Hi: I am learning stochastic calculus and encounter a question.
Consider the 1-d Ornstein Uhlenbeck process $dX_{t}=-X_{t}dt+dW_{t}$ with $X_{0}=0$.
Find the value function $f(x,t)=\mathbb{E}[X_{T}^4|X_t=x]$ for $t<T$ and therefore $\mathbb{E}[f(X_{t},t)],$which should be independent of t.
(Hint: for the value function, seek for a polynomial solution to the backward equation).
So far, this is what I got:
First of all, the solution to this O-U process is $X_{t}=\int_{0}^{t}e^{-(t-s)}dW_{s}$ with $\mathbb{E}[dX_{t}]=-X_{t}dt$ and $\mathbb{E}[dX_{t}^2]=1$
Next, I follow the hint to look for backward equation: $\partial tf+Lf=0$ where L is the generator. Plug in the $\mathbb{E}[dX_{t}]$ and $\mathbb{E}[dX_{t}^2]$, I got the equation: $\partial t f-x\partial x f +\frac{1}{2}\partial x^2 f=0$ And it should be equipped with the boundary condition: $f(x,T)=x^4$.
And I don't quite know how to solve such equation. I tried using separation of variable, writing $f=X(x)T(t)$ and end up with the equation $X(x)T'(t)-xX'(x)T(t)+\frac{1}{2}X''(x)T(t)=0$ Then I am stuck here because no trick I learned so far can help solving this...
I am still working on this, and looking for some help.

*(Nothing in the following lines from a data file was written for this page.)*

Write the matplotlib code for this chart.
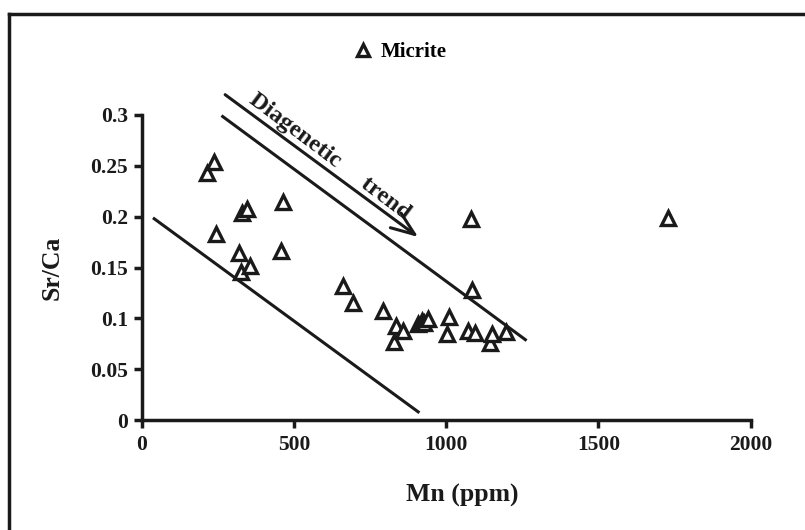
import matplotlib
matplotlib.use("Agg")
import matplotlib.pyplot as plt
from matplotlib.lines import Line2D

plt.rcParams['font.family'] = ['Liberation Serif', 'DejaVu Serif']
plt.rcParams['font.weight'] = 'bold'

# Data
mn = [215, 237, 244, 321, 326, 330, 347, 356, 457, 463, 662, 693, 793,
      829, 834, 859, 907, 920, 927, 939, 1002, 1010, 1071, 1080, 1086,
      1095, 1143, 1149, 1195, 1729]
srca = [0.243, 0.254, 0.183, 0.164, 0.146, 0.204, 0.208, 0.151, 0.166, 0.214,
        0.132, 0.115, 0.107, 0.077, 0.092, 0.088, 0.094, 0.097, 0.095, 0.099,
        0.085, 0.101, 0.088, 0.198, 0.128, 0.086, 0.076, 0.085, 0.087, 0.199]

lower_line_x = [41, 908]
lower_line_y = [0.198, 0.008]
upper_line_x = [266, 1260]
upper_line_y = [0.2985, 0.079]
arrow_x = [274, 908]
arrow_y = [0.320, 0.180]

xticks = [0, 500, 1000, 1500, 2000]
yticks = [0, 0.05, 0.1, 0.15, 0.2, 0.25, 0.3]
yticklabels = ['0', '0.05', '0.1', '0.15', '0.2', '0.25', '0.3']

INK = '#1a1a1a'

fig = plt.figure(figsize=(8.05, 5.30), dpi=100)
ax = fig.add_axes([141.7/805, 1-420/530, (750.7-141.7)/805, (420-115)/530])

ax.plot(mn, srca, linestyle='none', marker='^', markersize=10,
        markerfacecolor='white', markeredgecolor=INK, markeredgewidth=2.4,
        label='Micrite', clip_on=False, zorder=3)

ax.plot(lower_line_x, lower_line_y, color=INK, lw=2.2, clip_on=False)
ax.plot(upper_line_x, upper_line_y, color=INK, lw=2.2, clip_on=False)
ax.annotate('', xy=(arrow_x[1], arrow_y[1]), xytext=(arrow_x[0], arrow_y[0]),
            arrowprops=dict(arrowstyle='->,head_length=1.7,head_width=0.65',
                            color=INK, lw=2.2, shrinkA=0, shrinkB=0),
            annotation_clip=False)

ax.text(348, 0.313, 'Diagenetic     trend', rotation=-37, rotation_mode='anchor',
        ha='left', va='baseline', fontsize=17.5, fontweight='bold', color=INK)

ax.set_xlim(0, 2000)
ax.set_ylim(0, 0.3)
ax.set_xticks(xticks)
ax.set_xticklabels([str(t) for t in xticks])
ax.set_yticks(yticks)
ax.set_yticklabels(yticklabels)

for s in ['top', 'right']:
    ax.spines[s].set_visible(False)
for s in ['left', 'bottom']:
    ax.spines[s].set_linewidth(2.5)
    ax.spines[s].set_color(INK)
ax.tick_params(axis='both', direction='out', length=6, width=2.5, color=INK,
               labelsize=15.5, labelcolor=INK)
ax.tick_params(axis='x', pad=5)
ax.tick_params(axis='y', pad=4)
for lab in ax.get_xticklabels() + ax.get_yticklabels():
    lab.set_fontweight('bold')

ax.set_xlabel('Mn (ppm)', fontsize=18.5, fontweight='bold', color=INK)
ax.xaxis.set_label_coords((462-141.7)/(750.7-141.7), -(495-420)/305, transform=ax.transAxes)
ax.xaxis.label.set_va('center')
ax.set_ylabel('Sr/Ca', fontsize=18.5, fontweight='bold', color=INK)
ax.yaxis.set_label_coords(-(141.7-52)/609, (420-268)/305, transform=ax.transAxes)
ax.yaxis.label.set_va('center')

leg = ax.legend(loc='center', bbox_to_anchor=(401/805, 1-52/530),
                bbox_transform=fig.transFigure, frameon=False, fontsize=15,
                handlelength=0.7, handletextpad=0.5, markerscale=0.8,
                borderpad=0, borderaxespad=0)
for t in leg.get_texts():
    t.set_fontweight('bold')

# outer frame: top and left lines
fig.add_artist(Line2D([9/805, 1], [1-14/530, 1-14/530], transform=fig.transFigure,
                      color=INK, lw=2.5))
fig.add_artist(Line2D([9/805, 9/805], [1-14/530, 0], transform=fig.transFigure,
                      color=INK, lw=2.5))

fig.savefig('out.png', dpi=100)
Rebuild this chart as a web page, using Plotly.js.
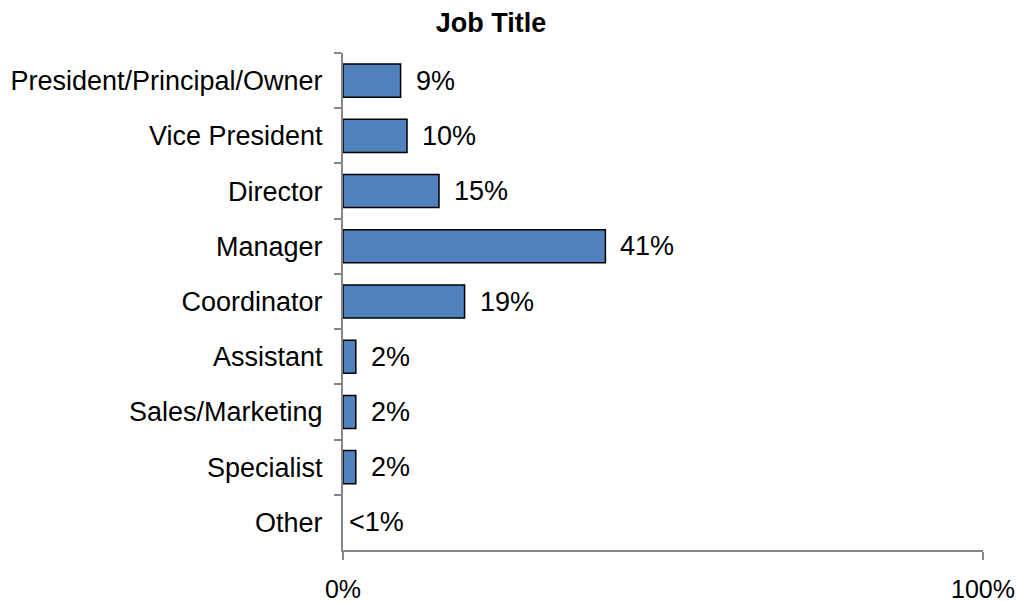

Thanks in advance for your help.
Not a complete answer but too long for a comment. Instead of looking for $g(x) h(t)$ (I don't like $X$ and $T$ since they already denote the solution and the time horizon), look for $$ f(x,t) = \sum_{k=0}^4 x^k h_k(t). $$ Then, your equation reads, $$ \sum_{k=0}^4 x^k \Bigl(h_k'(t) - k\, h_{k}(t) + \frac{(k+2)(k+1)}2 h_{k+2}(t) \Bigr) = 0, $$ where $h_5(t) = h_6(t) = 0$.
Now equating all expressions near the powers of $x$ to zero, you will get a system of equations, which is not too hard to solve. Start with $k=4$ and $k=3$ and use the conditions that $h_4(T) = 1$, $h_k(T) = 0$, $k=0,1,2,3$.